Data provided ▸
_ _ _ _ _ _ _

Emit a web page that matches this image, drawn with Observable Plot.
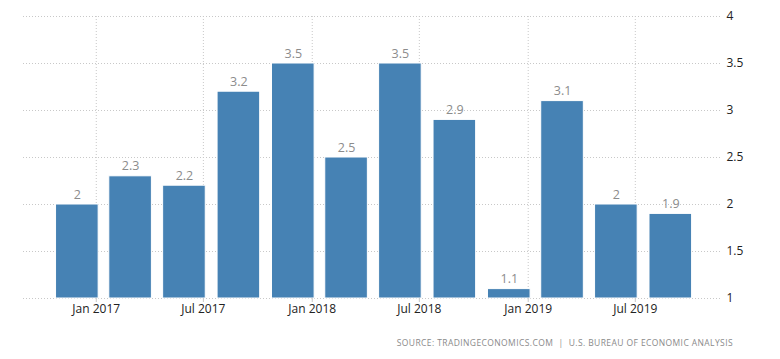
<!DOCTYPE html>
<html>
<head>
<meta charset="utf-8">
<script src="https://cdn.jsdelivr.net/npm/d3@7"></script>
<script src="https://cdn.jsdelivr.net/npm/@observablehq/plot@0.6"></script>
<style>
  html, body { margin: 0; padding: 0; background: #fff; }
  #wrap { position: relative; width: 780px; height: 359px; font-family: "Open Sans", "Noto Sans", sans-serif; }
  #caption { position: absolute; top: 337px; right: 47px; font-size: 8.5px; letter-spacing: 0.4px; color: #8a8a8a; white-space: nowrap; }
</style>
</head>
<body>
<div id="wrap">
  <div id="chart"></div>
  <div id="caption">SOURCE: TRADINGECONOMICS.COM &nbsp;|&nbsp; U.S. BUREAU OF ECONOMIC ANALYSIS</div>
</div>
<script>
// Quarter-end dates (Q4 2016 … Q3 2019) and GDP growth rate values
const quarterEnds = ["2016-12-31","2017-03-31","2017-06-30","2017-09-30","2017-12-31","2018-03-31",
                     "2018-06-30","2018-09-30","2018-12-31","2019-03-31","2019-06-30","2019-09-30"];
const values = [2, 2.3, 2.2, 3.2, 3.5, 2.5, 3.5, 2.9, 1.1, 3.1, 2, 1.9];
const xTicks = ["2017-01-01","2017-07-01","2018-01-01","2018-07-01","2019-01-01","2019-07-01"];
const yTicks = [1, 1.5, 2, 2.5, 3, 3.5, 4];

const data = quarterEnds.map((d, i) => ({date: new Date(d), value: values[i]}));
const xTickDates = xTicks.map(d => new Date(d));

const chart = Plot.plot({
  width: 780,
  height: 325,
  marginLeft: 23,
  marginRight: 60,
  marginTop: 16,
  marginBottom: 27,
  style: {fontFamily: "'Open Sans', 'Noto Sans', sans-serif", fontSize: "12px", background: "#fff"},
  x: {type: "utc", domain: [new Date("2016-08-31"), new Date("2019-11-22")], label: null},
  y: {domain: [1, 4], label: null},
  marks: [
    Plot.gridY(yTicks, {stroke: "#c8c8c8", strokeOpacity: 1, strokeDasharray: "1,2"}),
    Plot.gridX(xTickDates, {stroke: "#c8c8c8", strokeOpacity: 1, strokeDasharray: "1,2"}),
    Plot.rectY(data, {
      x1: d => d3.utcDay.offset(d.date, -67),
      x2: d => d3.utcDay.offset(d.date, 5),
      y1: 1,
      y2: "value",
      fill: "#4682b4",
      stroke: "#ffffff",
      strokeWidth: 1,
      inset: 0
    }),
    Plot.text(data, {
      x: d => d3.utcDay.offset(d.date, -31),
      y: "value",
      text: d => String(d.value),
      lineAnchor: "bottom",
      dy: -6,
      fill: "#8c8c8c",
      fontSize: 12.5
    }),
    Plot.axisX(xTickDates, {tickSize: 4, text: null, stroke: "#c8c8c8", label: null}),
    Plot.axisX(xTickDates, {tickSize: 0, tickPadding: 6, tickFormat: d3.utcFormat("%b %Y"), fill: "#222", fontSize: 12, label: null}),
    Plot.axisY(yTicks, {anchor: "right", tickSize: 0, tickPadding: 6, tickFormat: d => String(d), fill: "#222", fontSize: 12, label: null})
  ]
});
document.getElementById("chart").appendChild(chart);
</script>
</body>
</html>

_ _ _ _ _ _ _

Exercise brief ▸
Leave out the pictures and copy the rest of the material above exactly.

Written answer ▸
Emit a web page that matches this image, drawn with Observable Plot.
<!DOCTYPE html>
<html>
<head>
<meta charset="utf-8">
<script src="https://cdn.jsdelivr.net/npm/d3@7"></script>
<script src="https://cdn.jsdelivr.net/npm/@observablehq/plot@0.6"></script>
<style>
  html, body { margin: 0; padding: 0; background: #fff; }
  #wrap { position: relative; width: 780px; height: 359px; font-family: "Open Sans", "Noto Sans", sans-serif; }
  #caption { position: absolute; top: 337px; right: 47px; font-size: 8.5px; letter-spacing: 0.4px; color: #8a8a8a; white-space: nowrap; }
</style>
</head>
<body>
<div id="wrap">
  <div id="chart"></div>
  <div id="caption">SOURCE: TRADINGECONOMICS.COM &nbsp;|&nbsp; U.S. BUREAU OF ECONOMIC ANALYSIS</div>
</div>
<script>
// Quarter-end dates (Q4 2016 … Q3 2019) and GDP growth rate values
const quarterEnds = ["2016-12-31","2017-03-31","2017-06-30","2017-09-30","2017-12-31","2018-03-31",
                     "2018-06-30","2018-09-30","2018-12-31","2019-03-31","2019-06-30","2019-09-30"];
const values = [2, 2.3, 2.2, 3.2, 3.5, 2.5, 3.5, 2.9, 1.1, 3.1, 2, 1.9];
const xTicks = ["2017-01-01","2017-07-01","2018-01-01","2018-07-01","2019-01-01","2019-07-01"];
const yTicks = [1, 1.5, 2, 2.5, 3, 3.5, 4];

const data = quarterEnds.map((d, i) => ({date: new Date(d), value: values[i]}));
const xTickDates = xTicks.map(d => new Date(d));

const chart = Plot.plot({
  width: 780,
  height: 325,
  marginLeft: 23,
  marginRight: 60,
  marginTop: 16,
  marginBottom: 27,
  style: {fontFamily: "'Open Sans', 'Noto Sans', sans-serif", fontSize: "12px", background: "#fff"},
  x: {type: "utc", domain: [new Date("2016-08-31"), new Date("2019-11-22")], label: null},
  y: {domain: [1, 4], label: null},
  marks: [
    Plot.gridY(yTicks, {stroke: "#c8c8c8", strokeOpacity: 1, strokeDasharray: "1,2"}),
    Plot.gridX(xTickDates, {stroke: "#c8c8c8", strokeOpacity: 1, strokeDasharray: "1,2"}),
    Plot.rectY(data, {
      x1: d => d3.utcDay.offset(d.date, -67),
      x2: d => d3.utcDay.offset(d.date, 5),
      y1: 1,
      y2: "value",
      fill: "#4682b4",
      stroke: "#ffffff",
      strokeWidth: 1,
      inset: 0
    }),
    Plot.text(data, {
      x: d => d3.utcDay.offset(d.date, -31),
      y: "value",
      text: d => String(d.value),
      lineAnchor: "bottom",
      dy: -6,
      fill: "#8c8c8c",
      fontSize: 12.5
    }),
    Plot.axisX(xTickDates, {tickSize: 4, text: null, stroke: "#c8c8c8", label: null}),
    Plot.axisX(xTickDates, {tickSize: 0, tickPadding: 6, tickFormat: d3.utcFormat("%b %Y"), fill: "#222", fontSize: 12, label: null}),
    Plot.axisY(yTicks, {anchor: "right", tickSize: 0, tickPadding: 6, tickFormat: d => String(d), fill: "#222", fontSize: 12, label: null})
  ]
});
document.getElementById("chart").appendChild(chart);
</script>
</body>
</html>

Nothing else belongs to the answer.